Ryan Walters says voters elected him to decide which books should be in school libraries.

State schools Superintendent Ryan Walters says his election in a statewide race is a primary reason why the state Board of Education has the right to decide what books should be on the shelves of libraries in school districts with locally elected school boards.

State schools Superintendent Ryan Walters addresses the board at the February meeting of the Oklahoma state school board, Thursday, Feb. 22, 2024.
State schools Superintendent Ryan Walters addresses the board at the February meeting of the Oklahoma state school board, Thursday, Feb. 22, 2024.

After Thursday's state board meeting Walters was asked about a lawsuit filed Tuesday by Edmond Public Schools against him, the state board and the Oklahoma State Department of Education. Edmond Superintendent Angela Grunewald said the lawsuit was filed after the OSDE threatened to lower the district’s accreditation over a dispute about books in the libraries of the district’s three high schools. The Edmond school board voted unanimously to approve the lawsuit.

In its lawsuit, the district asked the Oklahoma Supreme Court to decide whether the state board or a local, elected school board has the authority to establish policies concerning books in the district’s libraries. On Wednesday afternoon, the court set a hearing in the case before a court referee on March 5.

The district, and at least one influential state lawmaker, has cast the issue as one of local control.
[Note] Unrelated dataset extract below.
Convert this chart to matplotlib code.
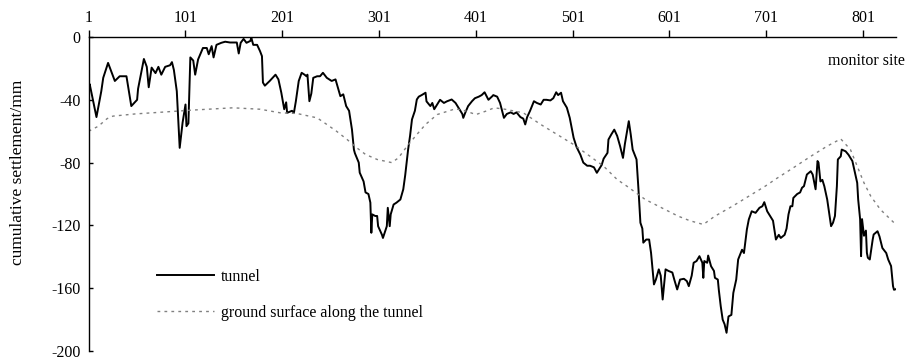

But Walters seemed to reject that idea when meeting with members of the media after Thursday’s meeting.

Why have a state department of education?

“We have the authority to ensure that there’s not pornography or sexually explicit material in the classroom, so we’re going to exercise that authority,” Walters said. If a district is able to do whatever it wants, he asked "why do we have a State Department of Education? Why did voters vote for me to be in this position? To go in and clean schools up."

Walters said, "We’re going to be asking questions." He said "ensuring that districts aren’t abusing students and parents by putting that kind of filth in front of their kids is how we’ve gotten the state back on track. I’m not going to let the state go backwards, because we have a few rogue districts that want to go out there and allow pornography in classrooms across the state.”

Local control, he said, "left us with ‘Gender Queer,’ ‘Flamer’ and all of these books in classrooms across the state. So we came into office and said this isn’t going to be allowed anymore."

Neither of those books were cited by OSDE’s general counsel, Bryan Cleveland, in his letter to the Edmond district. Cleveland’s letter said two other books, the “The Glass Castle” by Jeannette Walls and “The Kite Runner” by Khaled Hosseini had been reviewed by the agency’s Library Media Advisory Committee and deemed unfit for a school library.

The only publicly identified member of that committee is Chaya Raichik, a New York woman behind the conservative “Libs of TikTok” social media account. OSDE officials have steadfastly refused to reveal the names of other board members.

Edmond: "We do not have pornography in our libraries"

Grunewald disputed the committee’s finding on Tuesday, emphatically saying, “We do not have pornography in our classrooms and our libraries at Edmond Public Schools.”

The lawsuit also questions the legality of the process used by the state board to pass rules such as the one it adopted in March 2023, when it approved a proposal by Walters to ban “pornographic” materials from school libraries. The district argues the rules didn’t go into effect because they were disapproved by the Legislature. Gov. Kevin Stitt later approved them anyway.

Walters said the Edmond district is “challenging the entire rule and saying the State Department of Education cannot take pornography off the shelves for your kids. The voters were clear in Oklahoma, when they voted me into office, to clean up our schools and get the focus back on academics. We have done that from day one and you now have a district, Edmond Public Schools, that want to be the champion of bringing pornography back to schools, by claiming we don’t have that authority. That’s an outrageous accusation.”

Lawmaker says Edmond district should insist on local control

State Rep. Mark McBride, R-Moore, the chair of the state House of Representatives’ appropriation and budget subcommittee on education, has said the Edmond district is well within its legal right to insist on local control on such an issue.

It was McBride’s letter to Oklahoma Attorney General Gentner Drummond that led to an opinion from Drummond last April about whether or not the state Board of Education had the authority to make rules such as the one regarding pornographic material.

The opinion said while the Legislature can authorize the state board to make rules, the section law (Title 70, Section 3-104 of the Oklahoma Statutes) “does not authorize rulemaking on a specific statute or subject.” Drummond's opinion also said “(a)ny rule promulgated relying only on the general ‘powers and duties’ within (that section of law) is invalid and may not be enforced by the State Department of Education or the Board.”

Last March, Drummond also warned that state agencies can't enact administrative rules without first receiving a directive from the Oklahoma Legislature.

“It’s a local-control issue and I think the attorney general has answered that question,” McBride said Wednesday. “As a Republican, I believe in local control and not a nanny state.”